使用循环或列表创建变量。 动态循环不好吗？

Question

So i've looked through stackoverflow and feel that very similar questions have been asked, however I wasn't able to quite tailor those answers to my problem (sorry!).

From other threads, what I have gathered is that 1) dynamic loops are bad 2) list comprehension or dictionaries might help me?

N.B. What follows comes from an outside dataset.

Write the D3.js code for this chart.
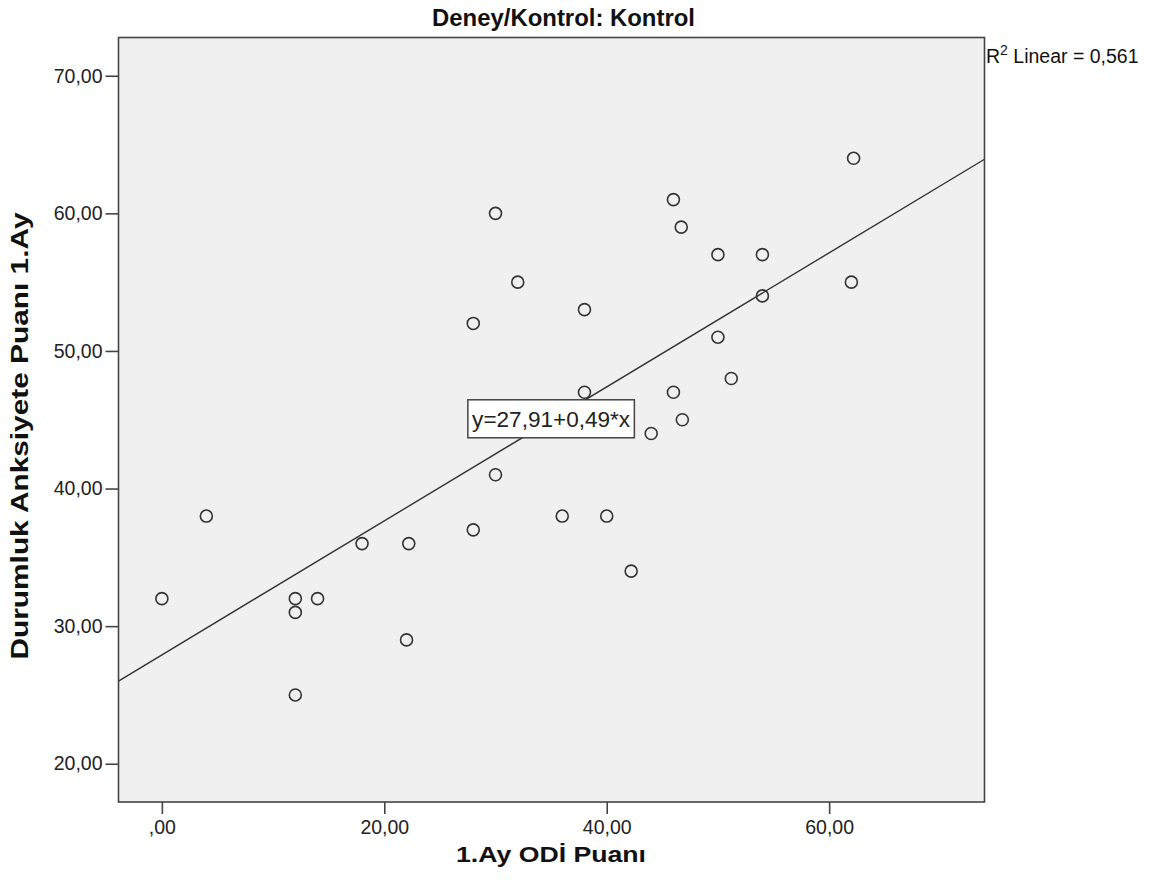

What I want to end up with

grant1 = median(df.query('income < 25000')['grant']
grant2 = median(df.query('income > 25000 and income < 50000')['grant']
grant3 = median(df.query('income > 50000 and income < 75000')['grant']
grant4 = ...
grant5 = ...

funding1 = median(df.query('income < 25000')['funding']
funding2 = median(df.query('income > 25000 and income < 50000')['funding']
funding3 = median(df.query('income > 50000 and income < 75000')['funding']
funding4 = ...
funding5= ...

Sort of what I want to do

source = ['grant', 'funding']
for x in source:
    x1 = median(df.query('income < 25000')['x']
    x2 = median(df.query('income > 25000 and income < 50000')['x']
    x3 = ....
    x4 = .....

Any suggestions, or confusions regarding what I am trying to do here?

Thanks!

Answer 1

You have a bunch a variables that you want to assign to, where the names might look like these: grant0, funding97, grant42, grant26, funding27

So instead of having seperate variables, put the data all together into one variable that stores them like this:

source = {'grant': [], 'funding': []'}

So instead of accessing the data from the variable grant0 , you can do source['grant'][0] . As another example, instead of using funding97 , use source['funding'][97]

---

If I understand your question correctly, this may be what you want:

income_brackets = [(0, 25000), (25000, 50000)]
source = {'grant': [], 'funding': []}

#Hard to understand one-liner
#source = {key: [median(df.query('income > {} and income < {}'.format(lower, upper))[key]) for lower, upper in income_brackets] for key in source}

#Easy to understand three-liner
for lower, upper in income_brackets:
    for key in source:
        source[key].append(median(df.query('income > {} and income < {}'.format(lower, upper))[key]))

---

How list comprehensions work:

>>> foo = []
>>> for i in range(10):
        foo.append(i)
>>> foo
[0, 1, 2, 3, 4, 5, 6, 7, 8, 9]
>>> bar = [i for i in range(10)]
>>> bar
[0, 1, 2, 3, 4, 5, 6, 7, 8, 9]

Dictionary comprehensions work similar to list comprehensions, except you have key value pairs.

---

Step-by-step explanation of my solution using the interpreter:

>>> income_brackets = [(0, 25000), (25000, 50000)]
>>> source = {'grant': [], 'funding': []}
>>> for lower, upper in income_brackets:
        print(lower, upper)
0 25000
25000 50000
>>> for lower, upper in income_brackets:
        for key in source:
            print(lower, upper, key)
0 25000 grant
0 25000 funding
25000 50000 grant
25000 50000 funding
>>> for lower, upper in income_brackets:
        for key in source:
            source[key].append(5)
>>> source
{'grant': [5, 5], 'funding': [5, 5]}
>>> source['grant'][0]
5
>>> source['grant'][1]
5
>>> source['funding'][0]
5
>>> source['funding'][1]
5

Answer 2

What's wrong with "dynamic loops"? From the point of view of code reuse, your latter approach is much more elegant:

source = ['grant', 'funding']
result = []

for x in source:
  r = []
  r.append(median(df.query('income < 25000')[x])
  r.append(median(df.query('income > 25000 and income < 50000')[x])
  r.append(median(df.query('income > 50000 and income < 75000')[x])
  # ...
  result.append(r)

I am not altogether sure what you are attempting to do. Hope this helps!